Friday, April 16, 2021

Mrs. Voorhees Goes To Palm Springs


Betsy Palmer, best known as the mother of Jason from the “Friday the 13th” franchise, posed here at the Palm Springs Biltmore Hotel in 1955:

FUN IN THE SUN — Betsy Palmer, Columbia actress and New York TV star, enjoys the desert sun while in California for Columbia’s Cinemascope Technicolor story of West Point, “The Long Gray Line,” in which she makes her film debut. Tyrone Power and Maureen O’Hara co-star and John Ford directed. Location scenes were photographed at West Point.


One year earlier, it was actress Virginia Mayo doing the same, revealing a bit more skin:

Virginia Mayo poses for the still cameraman beside the pool at the Biltmore Hotel in Palm Springs, where the company stayed while on location for desert scenes for THE SILVER CHALICE, a Victor Saville production for Warner Bros. Virginia co-stars with Jack Palace and Paul Newman in the film.
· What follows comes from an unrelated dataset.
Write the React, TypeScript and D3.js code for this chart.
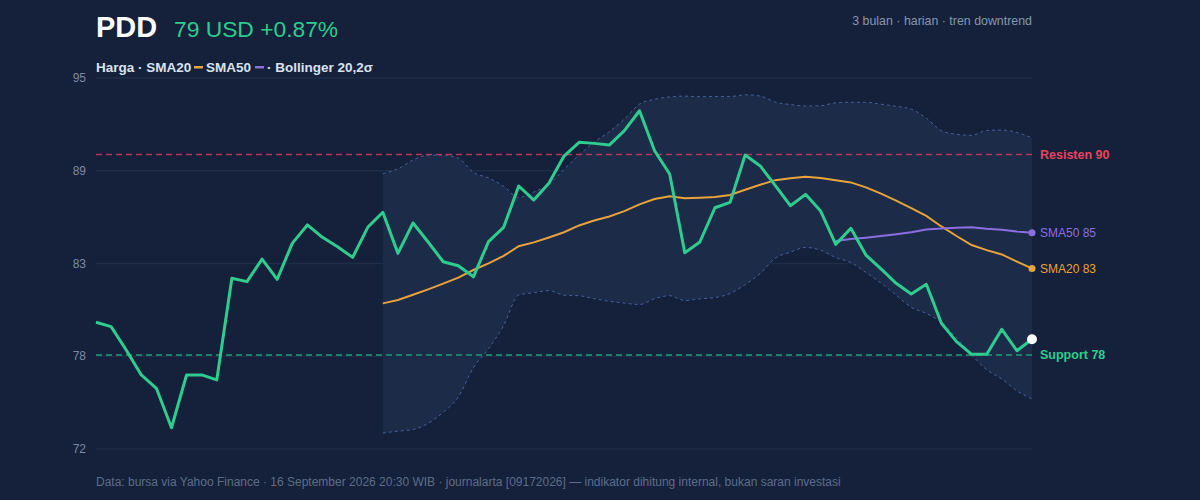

On the site Palm Springs Lost Buildings site, comes this info about the hotel which has since been demolished:


Once again the City of Palm Springs has had little regard for the City’s architectural history and stood by and let an important landmark be destroyed. The Biltmore Hotel designed by architect Fred Monhoff in 1948 and the last remaining grand hotel in Palm Springs went under the bulldozer [in 2003]. In a flagrant violation of California State Law, the City allowed Nexus Properties, who…purchased the Biltmore in bankruptcy court, to start demolition without so much as a permit to do so. The City claims that an abatement order issued in 2001 that required the then current owner to take action to resolve issues of neglect and vandalism was enough to allow the demolition even though the abatement specifically stated that a permit must be filed before any construction or demolition occurred. The California State law that the City violated, specifically the California Environmental Quality Act (CEQA), requires that historic structures must have an Environmental Impact Report (EIR) prepared prior to issuing a permit for renovation or demolition — this was not done. The EIR specifically requires that alternatives to demolition be considered, including rehabilitation and/or adaptive reuse. The Biltmore Hotel was a well-known historic site, having been featured in several books on mid –century architecture including “Palm Springs Weekend;” a book that chronicles the unique mid-century modern architecture that has made Palm Springs famous. The Biltmore was also listed in the Riverside County Historic Resources Survey prepared in the 1980s and more recently in a 2001 Palm Springs Historic Structures Inventory. So claims by certain City officials that “they did not know” that the Biltmore was of significant stature architecturally are totally absurd.


I don’t know; I wouldn’t have messed with a property that had once been visited by Mrs. Voorhees.

See more Palm Springs photos at my main website.

6 comments:

Stu29573 said...

Alas, history has little defense against greed, and those that wish to preserve it are often not financially able to "play the game" In fact, they are never even invited to the stadium. I'm sure a lot of government palms were greased in this case.

Fifthrider said...

Agreed with Stu. It's a shame too because I could see a compromise that could have been struck. The individual rooms themselves could go ( I've been in too many vandalized/old hotels to know when a place is a goner and never coming back ) but the lobby could have been repurposed rather well. Heresy perhaps, but a compromise.

Anonymous said...

Oh I couldn't let them open the Biltmore again ... could I ?

Not after what happened...

Oh my sweet, innocent Jason... my only child... Jason...

You let him drown! You never paid any attention!
Look what you did to him! LOOK WHAT YOU DID TO HIM!!!

Anonymous said...

Based on my experience with PS development, this is not surprising at all.

JG

Anonymous said...

https://nbcpalmsprings.com/2020/12/04/judge-dismisses-felony-charges-against-developer-accused-of-paying-bribes-to-ex-palm-springs-mayor/

Daveland said...

I'm always dubious when I read that a historic building is too far gone for any kind of restoration. Insert the word "lazy" or the phrase "this old building is in the way of our brand new piece of crap!"